На следующий день обе армии все же выступили навстречу французам. После ряда маневров 1-я армия встала на Пореченской дороге, 2-я армия — южнее ее, на дороге на Рудню. Между армиями расстояние равнялось суточному переходу. Три дня обе армии простояли в почти полном бездействии. Барклаю сообщили, что за это время главные силы врага сосредоточились ближе к району дислокации 2-й армии. Поэтому он счел необходимым отойти на Рудненскую дорогу. Багратион же, не дождавшись 1-й армии, двинулся назад к Смоленску. Однако Наполеон решил опередить русских. 2 августа 185 тысяч французских войск перешли Днепр и двинулись на Смоленск. На их пути у села Красного встала дивизия генерала Дмитрия Петровича Неверовского. Имея в своих рядах 7 тысяч необстрелянных бойцов-новобранцев, дивизия за один только день отбила сорок атак французской кавалерии и не дала французам с ходу захватить Смоленск. К вечеру 4 августа 1-я и 2-я армии подошли к Смоленску. К этому времени корпус Раевского решительно отбил атаки наполеоновского авангарда.

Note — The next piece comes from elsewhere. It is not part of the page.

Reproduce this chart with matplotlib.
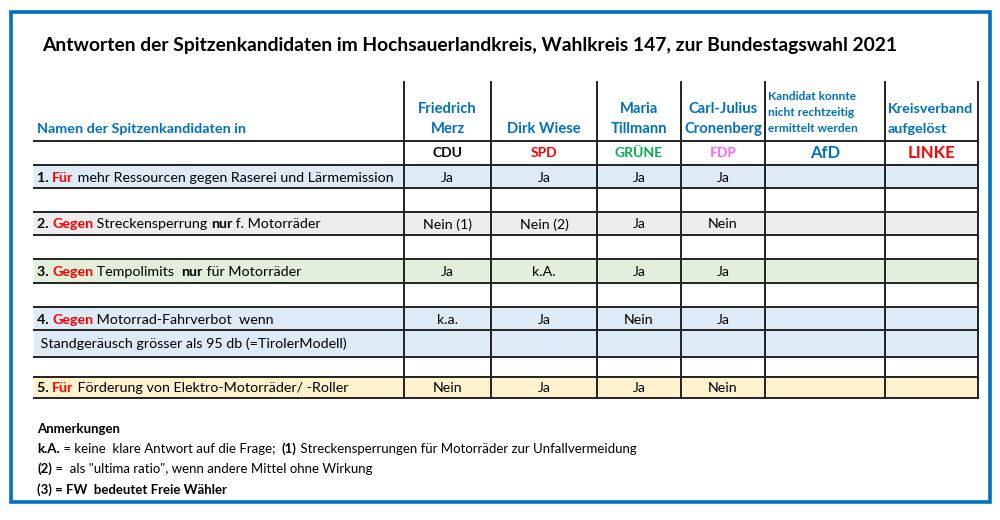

Под Смоленском 180-тысячной армии Наполеона противостояло 120 тысяч русских. Барклай мучительно размышлял, можно ли надеяться на успех в сражении при таком соотношении сил. И еще раз взвесив «за» и «против», на генеральное сражение не решился. Он приказал армии Багратиона оставить Смоленск, а сам остался прикрывать его отход.
На высоком правом берегу Днепра Барклай поставил артиллерию и там же, напротив предместья Раченки, разместил свой командный пункт. Ружейная перестрелка начались в восемь утра, а еще через два часа французы пошли в атаку, однако до середины дня ворваться в город не смогли. Тогда Наполеон бросил на штурм Смоленска сразу три корпуса — Нея, Даву и Понятовского.
В Смоленске на пути маршалов и Понятовского встали полки Дмитрия Сергеевича Дохтурова, Петра Петровича Коновницына и принца Евгения Вюртембергского. Упорный бой длился до самой ночи. Французы не смогли добиться даже малейшего успеха. Русские стояли неколебимо. Потери французов приближались к 20 тысячам, русские потеряли вдвое меньше. Перед Барклаем снова возник вопрос: не следует ли перейти в контрнаступление? За это были все генералы 1-й армии, а также Багратион, Беннигсен и великий князь Константин Павлович. Однако, взвесив все обстоятельства, Барклай приказал оставить Смоленск.